Direction: Starting at the first line of the listing below, retype each line up to and including the one that contains "const valsA = [2.7,2.7,2.7,2.4,2.3,2.0,1.9,1.4,1.0,0.8,0.7];". Leave pictures out.

Stored data:
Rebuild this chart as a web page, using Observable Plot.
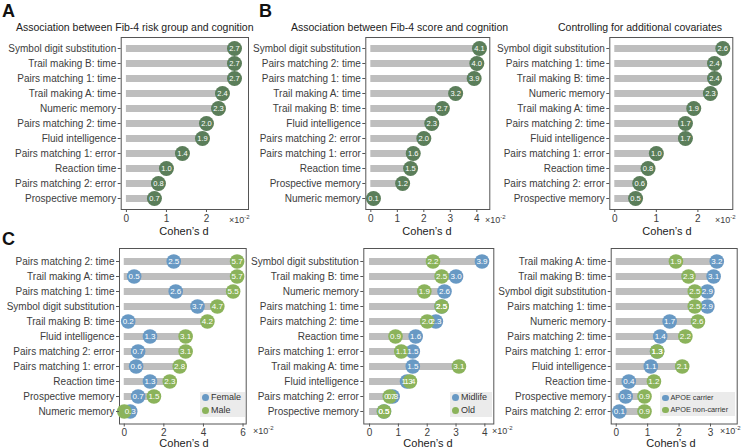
<!DOCTYPE html>
<html><head><meta charset="utf-8">
<script src="https://cdn.jsdelivr.net/npm/d3@7"></script>
<script src="https://cdn.jsdelivr.net/npm/@observablehq/plot@0.6"></script>
<style>
body{margin:0;background:#fff;font-family:"Liberation Sans",Arial,Helvetica,sans-serif;}
#wrap{position:relative;width:742px;height:448px;overflow:hidden;background:#fff;}
.abs{position:absolute;white-space:nowrap;line-height:1;}
.leg{position:absolute;background:#ebebeb;}
.leg div{display:flex;align-items:center;line-height:1;color:#333;}
.leg span.d{display:inline-block;border-radius:50%;margin-right:2px;}
svg{position:absolute;overflow:visible;}
</style></head><body><div id="wrap"></div>
<script>
// ---------- data ----------
const catsA = ["Symbol digit substitution","Trail making B: time","Pairs matching 1: time","Trail making A: time","Numeric memory","Pairs matching 2: time","Fluid intelligence","Pairs matching 1: error","Reaction time","Pairs matching 2: error","Prospective memory"];
const valsA = [2.7,2.7,2.7,2.4,2.3,2.0,1.9,1.4,1.0,0.8,0.7];

const catsB = ["Symbol digit substitution","Pairs matching 2: time","Pairs matching 1: time","Trail making A: time","Trail making B: time","Fluid intelligence","Pairs matching 2: error","Pairs matching 1: error","Reaction time","Prospective memory","Numeric memory"];
const valsB = [4.1,4.0,3.9,3.2,2.7,2.3,2.0,1.6,1.5,1.2,0.1];

const catsB2 = ["Symbol digit substitution","Pairs matching 1: time","Trail making B: time","Numeric memory","Trail making A: time","Pairs matching 2: time","Fluid intelligence","Pairs matching 1: error","Reaction time","Pairs matching 2: error","Prospective memory"];
const valsB2 = [2.6,2.4,2.4,2.3,1.9,1.7,1.7,1.0,0.8,0.6,0.5];

const catsC1 = ["Pairs matching 2: time","Trail making A: time","Pairs matching 1: time","Symbol digit substitution","Trail making B: time","Fluid intelligence","Pairs matching 2: error","Pairs matching 1: error","Reaction time","Prospective memory","Numeric memory"];
const femaleC1 = [2.5,0.5,2.6,3.7,0.2,1.3,0.7,0.6,1.3,0.7,0.3];
const maleC1 = [5.7,5.7,5.5,4.7,4.2,3.1,3.1,2.8,2.3,1.5,0.0];

const catsC2 = ["Symbol digit substitution","Trail making B: time","Numeric memory","Pairs matching 1: time","Pairs matching 2: time","Reaction time","Pairs matching 1: error","Trail making A: time","Fluid intelligence","Pairs matching 2: error","Prospective memory"];
const midlifeC2 = [3.9,3.0,2.6,2.5,2.3,1.6,1.5,1.5,1.3,0.8,0.5];
const oldC2 = [2.2,2.5,1.9,2.5,2.0,0.9,1.1,3.1,1.4,0.7,0.5];

const catsC3 = ["Trail making A: time","Trail making B: time","Symbol digit substitution","Pairs matching 1: time","Numeric memory","Pairs matching 2: time","Pairs matching 1: error","Fluid intelligence","Reaction time","Prospective memory","Pairs matching 2: error"];
const carrierC3 = [3.2,3.1,2.9,2.9,1.7,1.4,1.3,1.1,0.4,0.3,0.1];
const noncarrierC3 = [1.9,2.3,2.5,2.5,2.6,2.2,1.3,2.1,1.2,0.9,0.9];

// ---------- styles ----------
const DARK = "#5b7e5a", BLUE = "#6899c4", GREEN = "#8bb35b", BAR = "#bebebe";
const wrap = document.getElementById("wrap");

function panel(cfg) {
  const rows = cfg.cats.map((c, i) => ({cat: c, max: d3.max(cfg.series, s => s.vals[i])}));
  const marks = [
    Plot.frame({stroke: "#555", strokeWidth: 1}),
    Plot.ruleY(rows, {y: "cat", x1: 0, x2: "max", stroke: BAR, strokeWidth: 7})
  ];
  const series = cfg.series.map(s => s.vals.map((v, i) => ({cat: cfg.cats[i], v})));
  cfg.series.forEach((s, k) => marks.push(Plot.dot(series[k], {x: "v", y: "cat", r: cfg.r, fill: s.color})));
  // labels that would round to 0.0 are not printed (hidden in the reference)
  cfg.series.forEach((s, k) => marks.push(Plot.text(series[k].filter(d => d.v >= 0.05), {x: "v", y: "cat", text: d => d.v.toFixed(1), fill: "white", fontSize: cfg.fs})));
  marks.push(Plot.axisX({ticks: cfg.ticks, tickFormat: d => String(d), tickSize: 3, tickPadding: 2, label: null, stroke: "#555"}));
  marks.push(Plot.axisY({tickSize: 3, tickPadding: 2, label: null, stroke: "#555"}));
  const svg = Plot.plot({
    width: cfg.W, height: cfg.H,
    marginLeft: cfg.ml, marginRight: cfg.mr, marginTop: cfg.mt, marginBottom: cfg.mb,
    style: {fontFamily: '"Liberation Sans", Arial, sans-serif', fontSize: "10px", color: "#3d3d3d", background: "transparent"},
    x: {domain: cfg.domain},
    y: {type: "point", domain: cfg.cats, padding: 0.65},
    marks
  });
  svg.style.left = cfg.L + "px";
  svg.style.top = cfg.T + "px";
  wrap.appendChild(svg);
}

function label(html, x, y, opts = {}) {
  const d = document.createElement("div");
  d.className = "abs";
  d.innerHTML = html;
  d.style.left = x + "px";
  d.style.top = y + "px";
  d.style.fontSize = (opts.size || 10) + "px";
  d.style.fontWeight = opts.weight || "normal";
  d.style.color = opts.color || "#222";
  d.style.transform = `translate(${opts.anchor === "middle" ? "-50%" : "0"}, -50%)`;
  wrap.appendChild(d);
}

function legend(items, x, y, w, h, size, dot) {
  const d = document.createElement("div");
  d.className = "leg";
  d.style.left = x + "px"; d.style.top = y + "px";
  d.style.width = w + "px"; d.style.height = h + "px";
  d.style.display = "flex"; d.style.flexDirection = "column"; d.style.justifyContent = "space-around";
  d.style.paddingLeft = "2px"; d.style.boxSizing = "border-box";
  items.forEach(([name, color]) => {
    const r = document.createElement("div");
    r.style.fontSize = size + "px";
    r.innerHTML = `<span class="d" style="width:${dot}px;height:${dot}px;background:${color}"></span>${name}`;
    d.appendChild(r);
  });
  wrap.appendChild(d);
}

// top row: frame y 37..209 ; bottom row: frame y 248..423.5
const TOP = {T: 30, H: 200, mt: 7, mb: 21};
const BOT = {T: 241, H: 207, mt: 7, mb: 24.5};

panel({...TOP, L: 0, W: 250, ml: 120.7, mr: 2, cats: catsA, series: [{vals: valsA, color: DARK}], domain: [-0.13, 3.05], ticks: [0,1,2], r: 7.5, fs: 7.5});
panel({...TOP, L: 245, W: 250, ml: 120.3, mr: 5.7, cats: catsB, series: [{vals: valsB, color: DARK}], domain: [-0.19, 4.49], ticks: [0,1,2,3,4], r: 7.5, fs: 7.5});
panel({...TOP, L: 495, W: 247, ml: 114.3, mr: 9.7, cats: catsB2, series: [{vals: valsB2, color: DARK}], domain: [-0.12, 2.84], ticks: [0,1,2], r: 7.5, fs: 7.5});

panel({...BOT, L: 0, W: 250, ml: 119, mr: 4.3, cats: catsC1, series: [{vals: femaleC1, color: BLUE}, {vals: maleC1, color: GREEN}], domain: [-0.24, 6.16], ticks: [0,2,4,6], r: 7.3, fs: 8});
panel({...BOT, L: 245, W: 250, ml: 118.3, mr: 1.7, cats: catsC2, series: [{vals: midlifeC2, color: BLUE}, {vals: oldC2, color: GREEN}], domain: [-0.2, 4.31], ticks: [0,1,2,3,4], r: 7.3, fs: 8});
panel({...BOT, L: 495, W: 247, ml: 115.7, mr: 5.3, cats: catsC3, series: [{vals: carrierC3, color: BLUE}, {vals: noncarrierC3, color: GREEN}], domain: [-0.16, 3.85], ticks: [0,1,2,3], r: 7.3, fs: 8});

// panel letters & titles
label("A", 2, 11, {size: 18, weight: "bold", color: "#111"});
label("B", 259, 11, {size: 18, weight: "bold", color: "#111"});
label("C", 2, 239, {size: 18, weight: "bold", color: "#111"});
label("Association between Fib-4 risk group and cognition", 16, 27, {size: 10.5});
label("Association between Fib-4 score and cognition", 291, 27, {size: 10.5});
label("Controlling for additional covariates", 558, 27, {size: 10.5});

// axis titles and multipliers
const mult = "×10<sup style='font-size:6px;vertical-align:4px'>-2</sup>";
[[229,219],[485,219],[715,219],[253,430],[492,430],[720,430]].forEach(([x,y]) => label(mult, x, y, {size: 9, color: "#3d3d3d"}));
[[184,230.5],[427,230.5],[667,230.5],[184,443],[428,443],[671,443]].forEach(([x,y]) => label("Cohen’s d", x, y, {size: 11, color: "#222", anchor: "middle"}));

// legends
legend([["Female", BLUE], ["Male", GREEN]], 200, 391.5, 45, 25, 9, 7);
legend([["Midlife", BLUE], ["Old", GREEN]], 450, 391.5, 42, 25, 9, 7);
legend([["APOE carrier", BLUE], ["APOE non-carrier", GREEN]], 660, 392, 75, 24, 7.3, 6.5);
</script></body></html>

Solution:
Rebuild this chart as a web page, using Observable Plot.
<!DOCTYPE html>
<html><head><meta charset="utf-8">
<script src="https://cdn.jsdelivr.net/npm/d3@7"></script>
<script src="https://cdn.jsdelivr.net/npm/@observablehq/plot@0.6"></script>
<style>
body{margin:0;background:#fff;font-family:"Liberation Sans",Arial,Helvetica,sans-serif;}
#wrap{position:relative;width:742px;height:448px;overflow:hidden;background:#fff;}
.abs{position:absolute;white-space:nowrap;line-height:1;}
.leg{position:absolute;background:#ebebeb;}
.leg div{display:flex;align-items:center;line-height:1;color:#333;}
.leg span.d{display:inline-block;border-radius:50%;margin-right:2px;}
svg{position:absolute;overflow:visible;}
</style></head><body><div id="wrap"></div>
<script>
// ---------- data ----------
const catsA = ["Symbol digit substitution","Trail making B: time","Pairs matching 1: time","Trail making A: time","Numeric memory","Pairs matching 2: time","Fluid intelligence","Pairs matching 1: error","Reaction time","Pairs matching 2: error","Prospective memory"];
const valsA = [2.7,2.7,2.7,2.4,2.3,2.0,1.9,1.4,1.0,0.8,0.7];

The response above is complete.